* Stated task: The listing below holds pictures; exclude them. Return exactly the lines from the one with "Emit a Python" through the one with "from matplotlib.patches import Rectangle".

:: Dataset extract

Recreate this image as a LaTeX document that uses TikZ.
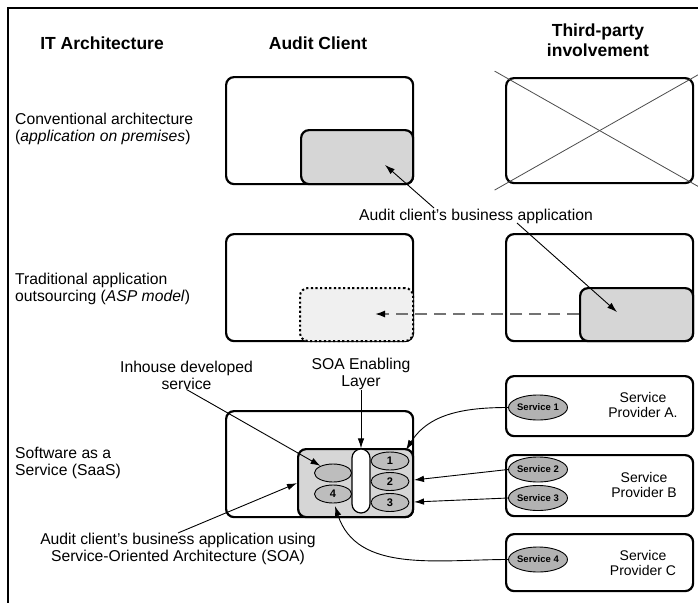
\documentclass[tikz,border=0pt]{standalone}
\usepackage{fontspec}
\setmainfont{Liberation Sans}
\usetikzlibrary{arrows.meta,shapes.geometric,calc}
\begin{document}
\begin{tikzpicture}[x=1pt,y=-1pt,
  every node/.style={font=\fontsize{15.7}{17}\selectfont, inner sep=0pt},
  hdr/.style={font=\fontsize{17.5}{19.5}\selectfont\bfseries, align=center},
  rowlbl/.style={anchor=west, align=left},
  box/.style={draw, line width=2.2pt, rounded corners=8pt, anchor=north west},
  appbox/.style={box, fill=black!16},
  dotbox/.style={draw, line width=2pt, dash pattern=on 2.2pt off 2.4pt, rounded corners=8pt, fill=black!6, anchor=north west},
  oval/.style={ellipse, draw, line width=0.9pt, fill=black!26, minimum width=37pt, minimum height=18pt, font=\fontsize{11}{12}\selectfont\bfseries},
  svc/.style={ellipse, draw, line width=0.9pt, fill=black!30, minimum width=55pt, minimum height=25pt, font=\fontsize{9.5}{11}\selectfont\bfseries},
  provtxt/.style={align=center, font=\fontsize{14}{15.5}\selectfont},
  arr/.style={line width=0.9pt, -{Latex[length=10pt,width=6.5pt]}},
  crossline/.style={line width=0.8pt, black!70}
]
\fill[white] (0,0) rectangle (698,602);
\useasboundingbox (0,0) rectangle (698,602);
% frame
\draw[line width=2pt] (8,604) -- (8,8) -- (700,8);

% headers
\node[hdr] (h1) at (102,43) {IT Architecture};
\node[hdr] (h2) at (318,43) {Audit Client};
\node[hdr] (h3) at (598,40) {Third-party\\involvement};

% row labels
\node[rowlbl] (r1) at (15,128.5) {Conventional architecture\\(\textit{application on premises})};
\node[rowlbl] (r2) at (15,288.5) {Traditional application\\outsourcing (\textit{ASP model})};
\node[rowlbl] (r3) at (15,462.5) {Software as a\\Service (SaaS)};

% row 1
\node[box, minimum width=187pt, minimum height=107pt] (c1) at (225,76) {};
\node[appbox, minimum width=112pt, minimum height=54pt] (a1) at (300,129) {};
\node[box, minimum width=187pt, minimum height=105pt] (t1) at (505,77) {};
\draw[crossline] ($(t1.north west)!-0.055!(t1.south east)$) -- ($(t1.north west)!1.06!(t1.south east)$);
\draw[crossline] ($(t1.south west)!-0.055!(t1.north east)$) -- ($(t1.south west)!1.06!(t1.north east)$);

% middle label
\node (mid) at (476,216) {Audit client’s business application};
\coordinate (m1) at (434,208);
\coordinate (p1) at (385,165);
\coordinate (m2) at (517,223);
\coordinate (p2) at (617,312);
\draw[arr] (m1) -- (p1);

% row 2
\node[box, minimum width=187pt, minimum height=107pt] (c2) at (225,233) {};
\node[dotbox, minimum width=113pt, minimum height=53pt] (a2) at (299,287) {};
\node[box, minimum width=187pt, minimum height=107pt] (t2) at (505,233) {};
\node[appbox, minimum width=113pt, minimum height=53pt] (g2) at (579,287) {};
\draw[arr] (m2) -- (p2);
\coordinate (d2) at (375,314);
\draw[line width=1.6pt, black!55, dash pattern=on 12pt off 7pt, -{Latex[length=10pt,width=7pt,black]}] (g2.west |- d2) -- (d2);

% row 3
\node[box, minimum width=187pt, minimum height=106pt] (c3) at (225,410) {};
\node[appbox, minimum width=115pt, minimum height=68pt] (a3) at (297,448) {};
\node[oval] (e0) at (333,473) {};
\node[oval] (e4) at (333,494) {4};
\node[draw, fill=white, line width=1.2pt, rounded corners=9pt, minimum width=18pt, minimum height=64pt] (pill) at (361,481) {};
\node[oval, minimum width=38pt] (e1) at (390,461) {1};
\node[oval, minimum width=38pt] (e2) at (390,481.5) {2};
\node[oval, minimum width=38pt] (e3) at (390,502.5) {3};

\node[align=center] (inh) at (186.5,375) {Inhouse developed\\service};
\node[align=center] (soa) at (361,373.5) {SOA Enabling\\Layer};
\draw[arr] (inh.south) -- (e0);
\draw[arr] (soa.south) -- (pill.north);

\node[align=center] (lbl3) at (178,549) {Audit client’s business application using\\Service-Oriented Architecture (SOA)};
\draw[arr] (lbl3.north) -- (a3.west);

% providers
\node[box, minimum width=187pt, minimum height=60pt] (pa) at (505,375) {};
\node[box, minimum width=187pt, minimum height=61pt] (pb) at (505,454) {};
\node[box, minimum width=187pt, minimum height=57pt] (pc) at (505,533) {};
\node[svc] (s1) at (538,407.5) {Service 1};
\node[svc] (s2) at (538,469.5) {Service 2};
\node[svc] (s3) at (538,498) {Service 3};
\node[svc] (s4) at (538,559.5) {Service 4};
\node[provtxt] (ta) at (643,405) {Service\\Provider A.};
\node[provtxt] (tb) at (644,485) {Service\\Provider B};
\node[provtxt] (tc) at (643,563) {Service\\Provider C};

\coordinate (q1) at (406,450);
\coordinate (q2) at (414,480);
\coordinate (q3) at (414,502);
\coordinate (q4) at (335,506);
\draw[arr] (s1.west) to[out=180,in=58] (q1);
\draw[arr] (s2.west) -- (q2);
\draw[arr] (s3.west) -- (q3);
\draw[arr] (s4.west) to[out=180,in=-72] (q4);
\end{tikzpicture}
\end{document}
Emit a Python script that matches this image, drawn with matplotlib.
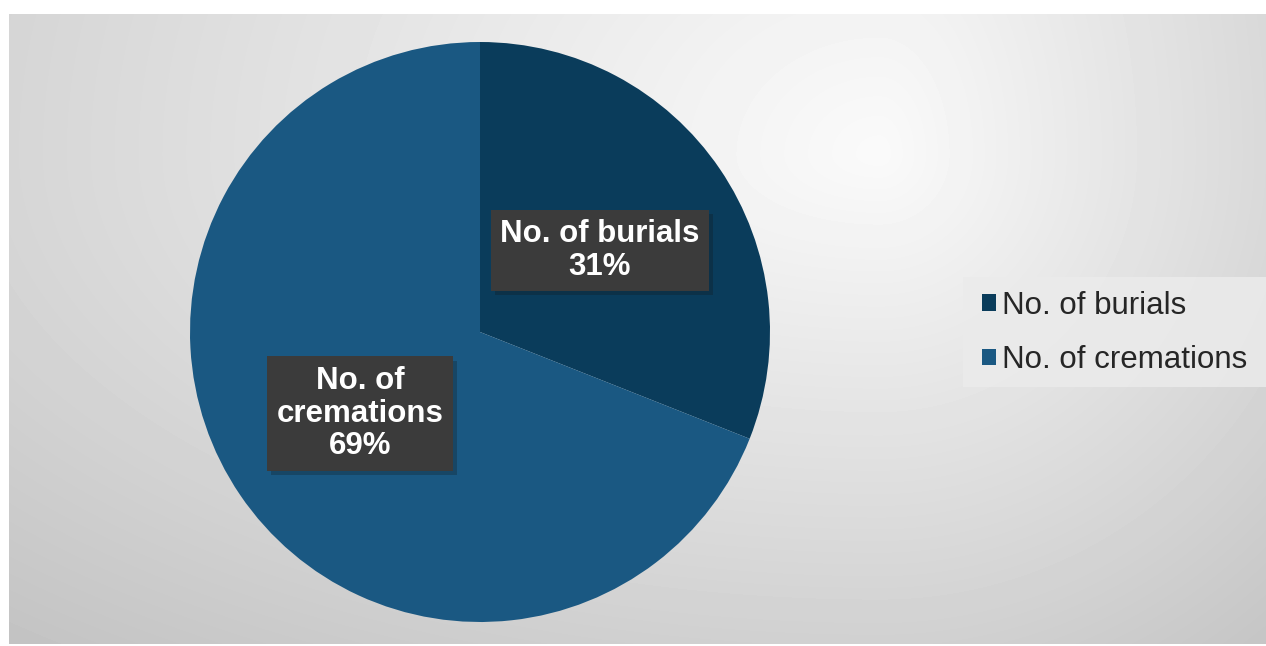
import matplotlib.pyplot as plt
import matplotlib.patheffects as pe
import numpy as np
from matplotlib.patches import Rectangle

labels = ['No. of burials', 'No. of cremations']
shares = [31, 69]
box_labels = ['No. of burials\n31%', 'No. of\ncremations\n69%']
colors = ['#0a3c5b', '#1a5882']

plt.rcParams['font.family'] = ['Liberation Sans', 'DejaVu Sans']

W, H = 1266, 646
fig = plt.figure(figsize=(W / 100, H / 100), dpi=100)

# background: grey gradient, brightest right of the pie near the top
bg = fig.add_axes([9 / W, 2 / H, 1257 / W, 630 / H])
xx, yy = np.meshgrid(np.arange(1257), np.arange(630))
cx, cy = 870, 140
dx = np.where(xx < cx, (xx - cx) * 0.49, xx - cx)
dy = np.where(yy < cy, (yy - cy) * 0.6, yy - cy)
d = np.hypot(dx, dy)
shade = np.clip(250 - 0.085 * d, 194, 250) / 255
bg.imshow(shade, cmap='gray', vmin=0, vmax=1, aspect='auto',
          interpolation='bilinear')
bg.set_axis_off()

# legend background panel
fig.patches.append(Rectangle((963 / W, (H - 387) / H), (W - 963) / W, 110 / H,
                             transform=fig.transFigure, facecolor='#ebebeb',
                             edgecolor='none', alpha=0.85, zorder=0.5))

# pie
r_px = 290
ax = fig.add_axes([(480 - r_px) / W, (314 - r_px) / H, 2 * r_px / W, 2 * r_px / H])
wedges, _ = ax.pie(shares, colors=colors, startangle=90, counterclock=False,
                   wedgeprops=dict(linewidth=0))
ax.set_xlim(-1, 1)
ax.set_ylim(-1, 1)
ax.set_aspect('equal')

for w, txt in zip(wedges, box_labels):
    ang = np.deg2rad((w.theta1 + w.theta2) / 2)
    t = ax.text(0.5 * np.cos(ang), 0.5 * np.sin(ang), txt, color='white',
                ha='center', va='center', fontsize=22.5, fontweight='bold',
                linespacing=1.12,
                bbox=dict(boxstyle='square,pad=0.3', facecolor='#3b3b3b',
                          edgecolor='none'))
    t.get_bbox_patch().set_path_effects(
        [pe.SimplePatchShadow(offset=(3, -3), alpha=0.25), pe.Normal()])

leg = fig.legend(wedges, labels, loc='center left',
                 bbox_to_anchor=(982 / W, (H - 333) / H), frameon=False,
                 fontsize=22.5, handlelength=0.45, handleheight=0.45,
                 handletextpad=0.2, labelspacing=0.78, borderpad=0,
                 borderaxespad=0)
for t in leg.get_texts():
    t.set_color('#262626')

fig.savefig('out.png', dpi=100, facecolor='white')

::::

* Expected answer:
Emit a Python script that matches this image, drawn with matplotlib.
import matplotlib.pyplot as plt
import matplotlib.patheffects as pe
import numpy as np
from matplotlib.patches import Rectangle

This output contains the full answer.